To house its pilgrims, Las Vegas has more hotel rooms than any other US city - twice as many as New York, for example - and it has 15 of the 20 biggest hotels in the world. Several have more than 3,000 rooms; one, the MGM Grand, has 5,000. Many go for themes: the Excalibur is a fairy castle, New York-New York has its own Manhattan skyline, and the Venetian boasts the canals of Venice, complete with gondolas, singing gondoliers and its own Piazza San Marco.

Then there are the wedding chapels, where an Elvis impersonator will bless your union with anything from “Blue Suede Shoes” to “Heartbreak Hotel”.

“How tacky,” is the usual response. But “tacky” implies a level of cheap small-mindedness that just doesn’t fit the city that used to showcase, simultaneously, Elvis and Sinatra, and where the current headline act is Celine Dion. Rather, it is “wonderful excess”, as Noel Coward described Las Vegas in 1955.

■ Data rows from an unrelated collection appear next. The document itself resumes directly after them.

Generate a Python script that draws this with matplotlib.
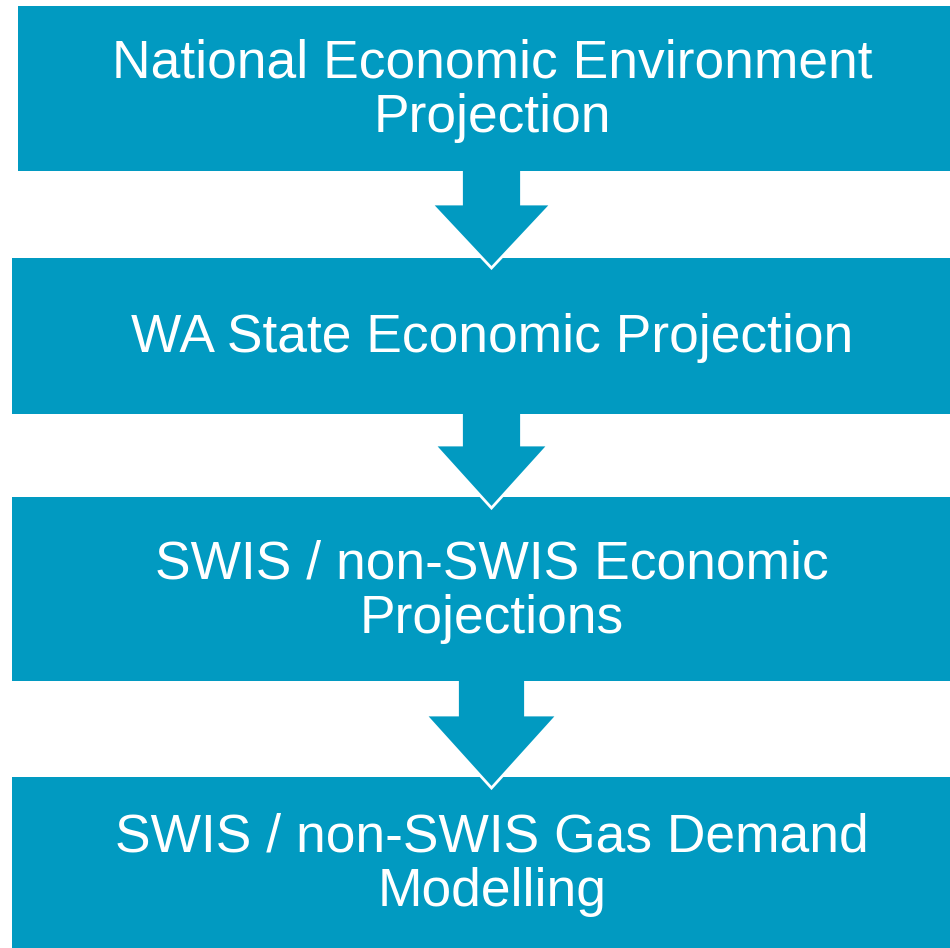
import matplotlib.pyplot as plt
from matplotlib.patches import Rectangle, Polygon

# Flow steps, top to bottom
labels = ['National Economic Environment\nProjection',
          'WA State Economic Projection',
          'SWIS / non-SWIS Economic\nProjections',
          'SWIS / non-SWIS Gas Demand\nModelling']

BLUE = '#019AC1'

# box extents in pixels (x0, x1, y_top, y_bottom)
boxes = [(18, 960, 6, 171),
         (12, 960, 258, 414),
         (12, 960, 497, 681),
         (12, 960, 777, 960)]
# vertical centre of each label
text_y = [91, 338, 592, 865]

# arrows: shaft half width, head half width, head top, tip
arrows = [(30, 60, 204, 268),
          (30, 57, 445, 508),
          (34, 66, 715, 788)]
x_mid = 491.5

fig = plt.figure(figsize=(9.5, 9.48), dpi=100)
ax = fig.add_axes([0, 0, 1, 1])
ax.set_xlim(0, 950)
ax.set_ylim(948, 0)
ax.axis('off')

for i, (x0, x1, yt, yb) in enumerate(boxes):
    z = 20 - 2 * i
    ax.add_patch(Rectangle((x0, yt), x1 - x0, yb - yt, facecolor=BLUE,
                           edgecolor='none', zorder=z))
    ax.text(492, text_y[i], labels[i],
            ha='center', va='center', color='white', fontsize=38.4,
            family='Liberation Sans', linespacing=1.11, zorder=z + 0.5)

for i, (sw, hw, yh, tip) in enumerate(arrows):
    ystart = boxes[i][3] - 6
    pts = [(x_mid - sw, ystart), (x_mid - sw, yh), (x_mid - hw, yh),
           (x_mid, tip), (x_mid + hw, yh), (x_mid + sw, yh),
           (x_mid + sw, ystart)]
    ax.add_patch(Polygon(pts, closed=True, facecolor=BLUE, edgecolor='white',
                         linewidth=2.0, joinstyle='miter', zorder=19 - 2 * i))

fig.savefig('out.png', dpi=100)
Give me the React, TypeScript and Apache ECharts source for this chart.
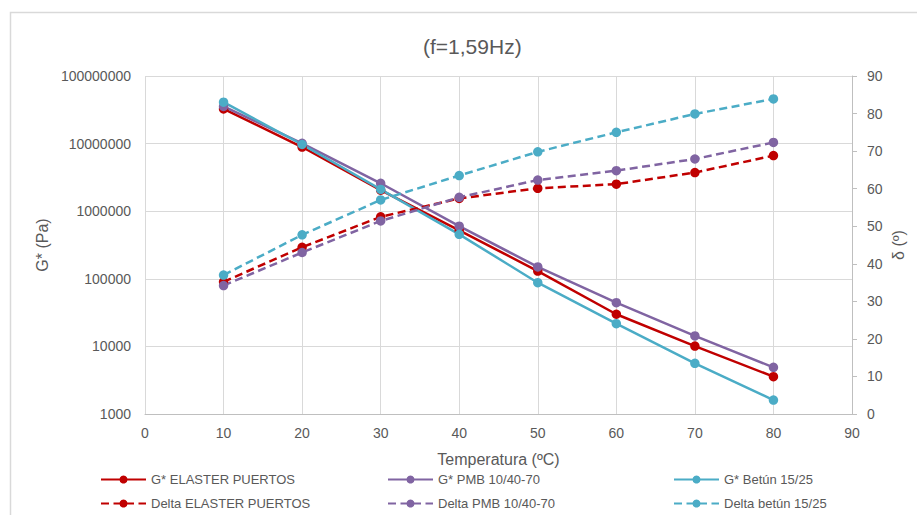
import React, { useEffect, useRef } from "react";
import * as echarts from "echarts";

const temps = [10, 20, 30, 40, 50, 60, 70, 80];
const gElaster = [32500000, 8900000, 2050000, 520000, 130000, 29900, 10100, 3570];
const gPmb = [35500000, 10100000, 2590000, 600000, 150000, 44400, 14300, 4900];
const gBetun = [41000000, 9700000, 2100000, 455000, 87500, 21700, 5620, 1610];
const dElaster = [35.2, 44.4, 52.5, 57.4, 60.1, 61.2, 64.3, 68.8];
const dPmb = [34.2, 43.0, 51.4, 57.7, 62.3, 64.8, 67.9, 72.3];
const dBetun = [37.0, 47.7, 57.0, 63.5, 69.8, 75.0, 79.9, 83.9];

const names = {
  gE: "G* ELASTER PUERTOS",
  gP: "G* PMB 10/40-70",
  gB: "G* Betún 15/25",
  dE: "Delta ELASTER PUERTOS",
  dP: "Delta PMB 10/40-70",
  dB: "Delta betún 15/25",
};

const RED = "#C00000";
const PURPLE = "#8064A2";
const CYAN = "#4BACC6";
const TEXT = "#595959";
const FONT = "'Liberation Sans', Arial, sans-serif";

function pairs(ys: number[]) {
  return temps.map((t, i) => [t, ys[i]]);
}

function mkSeries(name: string, ys: number[], color: string, dashed: boolean, yAxisIndex: number) {
  return {
    name,
    type: "line",
    yAxisIndex,
    data: pairs(ys),
    symbol: "circle",
    symbolSize: 9.5,
    showSymbol: true,
    itemStyle: { color },
    lineStyle: { color, width: 2.5, type: dashed ? [8, 4.5] : "solid" },
  };
}

export default function App() {
  const ref = useRef<HTMLDivElement>(null);
  useEffect(() => {
    if (!ref.current) return;
    const chart = echarts.init(ref.current, undefined, { renderer: "svg" });
    const legendItem = (name: string, left: number, top: number) => ({
      orient: "horizontal",
      left,
      top,
      itemWidth: 45,
      itemHeight: 10,
      itemGap: 0,
      padding: 0,
      textStyle: { color: TEXT, fontSize: 13, fontFamily: FONT },
      selectedMode: false,
      data: [name],
    });
    const row1 = 473;
    const row2 = 497;
    chart.setOption({
      animation: false,
      backgroundColor: "#fff",
      textStyle: { fontFamily: FONT },
      title: {
        text: "(f=1,59Hz)",
        left: 418,
        top: 31,
        textStyle: { color: TEXT, fontSize: 21, fontWeight: "normal", fontFamily: FONT },
      },
      graphic: [
        {
          type: "rect",
          silent: true,
          z: -10,
          shape: { x: 10.5, y: 12.5, width: 1000, height: 1000 },
          style: { fill: "none", stroke: "#D9D9D9", lineWidth: 1.5 },
        },
      ],
      legend: [
        legendItem(names.gE, 100, row1),
        legendItem(names.dE, 100, row2),
        legendItem(names.gP, 387, row1),
        legendItem(names.dP, 387, row2),
        legendItem(names.gB, 673, row1),
        legendItem(names.dB, 673, row2),
      ],
      grid: { left: 145, right: 65, top: 76, bottom: 101, containLabel: false },
      xAxis: {
        type: "value",
        min: 0,
        max: 90,
        interval: 10,
        name: "Temperatura (ºC)",
        nameLocation: "middle",
        nameGap: 37,
        nameTextStyle: { color: TEXT, fontSize: 16, fontFamily: FONT },
        axisLine: { show: true, lineStyle: { color: "#BFBFBF", width: 1 } },
        axisTick: { show: false },
        axisLabel: { color: TEXT, fontSize: 14, margin: 12, fontFamily: FONT },
        splitLine: { show: true, lineStyle: { color: "#D9D9D9", width: 1 } },
      },
      yAxis: [
        {
          type: "log",
          logBase: 10,
          min: 1000,
          max: 100000000,
          name: "G* (Pa)",
          nameLocation: "middle",
          nameGap: 94,
          nameRotate: 90,
          nameTextStyle: { color: TEXT, fontSize: 16, fontFamily: FONT },
          axisLine: { show: false },
          axisTick: { show: false },
          axisLabel: {
            color: TEXT,
            fontSize: 14,
            margin: 14,
            fontFamily: FONT,
            formatter: (v: number) => String(Math.round(v)),
          },
          splitLine: { show: true, lineStyle: { color: "#D9D9D9", width: 1 } },
        },
        {
          type: "value",
          min: 0,
          max: 90,
          interval: 10,
          position: "right",
          name: "δ (º)",
          nameLocation: "middle",
          nameGap: 38,
          nameMoveOverlap: false,
          nameRotate: 90,
          nameTextStyle: { color: TEXT, fontSize: 16, fontFamily: FONT },
          axisLine: { show: true, lineStyle: { color: "#BFBFBF", width: 1 } },
          axisTick: { show: true, inside: false, length: 5, lineStyle: { color: "#BFBFBF" } },
          axisLabel: { color: TEXT, fontSize: 14, margin: 15, fontFamily: FONT },
          splitLine: { show: false },
        },
      ],
      series: [
        mkSeries(names.gE, gElaster, RED, false, 0),
        mkSeries(names.gP, gPmb, PURPLE, false, 0),
        mkSeries(names.gB, gBetun, CYAN, false, 0),
        mkSeries(names.dE, dElaster, RED, true, 1),
        mkSeries(names.dP, dPmb, PURPLE, true, 1),
        mkSeries(names.dB, dBetun, CYAN, true, 1),
      ],
    });
    return () => chart.dispose();
  }, []);
  return (
    <div
      ref={ref}
      style={{ position: "fixed", left: 0, top: 0, width: 917, height: 515 }}
    />
  );
}
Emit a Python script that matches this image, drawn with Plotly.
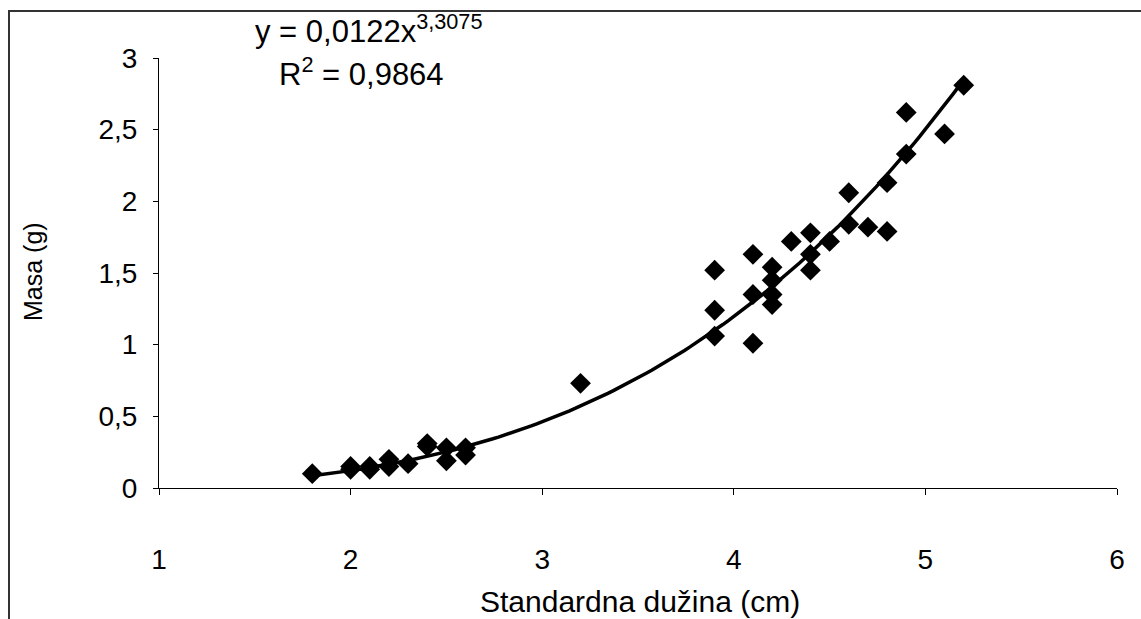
import numpy as np
import plotly.graph_objects as go

# Observed data: standard length (cm) vs mass (g)
length_cm = [1.8, 2.0, 2.0, 2.1, 2.1, 2.2, 2.2, 2.3, 2.4, 2.4, 2.5, 2.5, 2.6, 2.6,
             3.2,
             3.9, 3.9, 3.9,
             4.1, 4.1, 4.1,
             4.2, 4.2, 4.2, 4.2,
             4.3,
             4.4, 4.4, 4.4,
             4.5,
             4.6, 4.6,
             4.7,
             4.8, 4.8,
             4.9, 4.9,
             5.1,
             5.2]
mass_g = [0.10, 0.15, 0.13, 0.15, 0.13, 0.20, 0.15, 0.17, 0.31, 0.29, 0.28, 0.19, 0.28, 0.23,
          0.73,
          1.52, 1.24, 1.06,
          1.63, 1.35, 1.01,
          1.54, 1.45, 1.35, 1.28,
          1.72,
          1.78, 1.63, 1.52,
          1.72,
          2.06, 1.84,
          1.82,
          2.13, 1.79,
          2.62, 2.33,
          2.47,
          2.81]

# Power trendline as shown on chart
coef_a = 0.0122
coef_b = 3.3075
trend_x = np.linspace(min(length_cm), max(length_cm), 120)
trend_y = coef_a * trend_x ** coef_b

x_ticks = [1, 2, 3, 4, 5, 6]
x_ticktext = ["1", "2", "3", "4", "5", "6"]
y_ticks = [0, 0.5, 1, 1.5, 2, 2.5, 3]
y_ticktext = ["0", "0,5", "1", "1,5", "2", "2,5", "3"]

FONT = "Liberation Sans, Arial, sans-serif"
W, H = 1141, 619
L, R, T, B = 159, 24, 58, 131
PW, PH = W - L - R, H - T - B


def px_x(px):
    return (px - L) / PW


def px_y(py):
    return (H - B - py) / PH


fig = go.Figure()
fig.add_trace(go.Scatter(x=trend_x, y=trend_y, mode="lines",
                         line=dict(color="black", width=3.5), showlegend=False,
                         hoverinfo="skip"))
fig.add_trace(go.Scatter(x=length_cm, y=mass_g, mode="markers",
                         marker=dict(symbol="diamond", size=16, color="black"),
                         showlegend=False))

fig.update_layout(
    width=W, height=H,
    margin=dict(l=L, r=R, t=T, b=B),
    paper_bgcolor="white", plot_bgcolor="white",
    font=dict(family=FONT, size=25, color="black"),
    xaxis=dict(range=[1, 6], tickvals=x_ticks, ticktext=x_ticktext,
               showgrid=False, zeroline=False, showline=True, linecolor="black",
               linewidth=1, ticks="outside", ticklen=6, tickcolor="black",
               ticklabelstandoff=40, tickfont=dict(size=28)),
    yaxis=dict(range=[0, 3], tickvals=y_ticks, ticktext=y_ticktext,
               showgrid=False, zeroline=False, showline=True, linecolor="black",
               linewidth=1, ticks="outside", ticklen=5, tickcolor="black",
               ticklabelstandoff=10, tickfont=dict(size=28)),
    shapes=[dict(type="rect", xref="paper", yref="paper",
                 x0=px_x(9), x1=1.06, y0=-0.5, y1=px_y(11),
                 line=dict(color="#333333", width=2), fillcolor="rgba(0,0,0,0)",
                 layer="below")],
    annotations=[
        dict(text="y = 0,0122x<sup>3,3075</sup>", xref="paper", yref="paper",
             x=px_x(369), y=px_y(29), showarrow=False,
             font=dict(size=31), xanchor="center", yanchor="middle"),
        dict(text="R<sup>2</sup> = 0,9864", xref="paper", yref="paper",
             x=px_x(361), y=px_y(72), showarrow=False,
             font=dict(size=31), xanchor="center", yanchor="middle"),
        dict(text="Standardna dužina (cm)", xref="paper", yref="paper",
             x=px_x(640), y=px_y(601), showarrow=False,
             font=dict(size=30), xanchor="center", yanchor="middle"),
        dict(text="Masa (g)", xref="paper", yref="paper",
             x=px_x(33), y=px_y(272), showarrow=False, textangle=-90,
             font=dict(size=25), xanchor="center", yanchor="middle"),
    ],
)

fig.write_html("out.html", config={"displayModeBar": False},
               post_script="document.body.style.margin='0';document.body.style.overflow='hidden';")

This city, though, is all about gambling. In 1931 Nevada became the first US state to legalise casino-style gambling. The early story was of links to organised crime, but since the 1980s Las Vegas has worked to shed that image; what used to be “the gambling racket” is now, in a subtle change, “the gaming industry”.

In the same way, you can hardly apply the term “gambling joint” to a plush hotel-casino with anything up to a dozen styled and themed restaurants. As one local puts it: “They are there so you can more easily give your money away to rich people.”

People spend their money 24 hours a day in the huge hotel-casinos, where there are no windows or clocks to remind you that it may be time to eat or sleep.

In 2001 Nevada’s casinos raked in a gross revenue of $18 billion (pound;11.4 billion), of which $550 million (pound;348 million) was net profit.Most of this came from the hotel-casinos on the Las Vegas “Strip”.

(Half the takings are from gambling, and half from hotel income, including rooms, restaurants and bars.) This money provides 85 per cent of Nevada’s tax income, and enables the state to operate without state income tax.

Commitment to low taxes, though, means social provision is compromised, and the state has some of the worst figures for suicide, divorce, rape, bankruptcy, child abuse and school drop-out rates.

Some Nevada legislators want to increase the tax on gambling profits from the current 6.25 per cent to 6.75 per cent. Unsurprisingly, this is opposed by the leaders of the casino industry, who have on their side an influential state-sponsored report that suggests Nevada depends too heavily on one source of taxes.

It is a never-ending argument, but such is the power of the casino lobby that no one is holding their breath waiting for a substantial increase in gambling tax.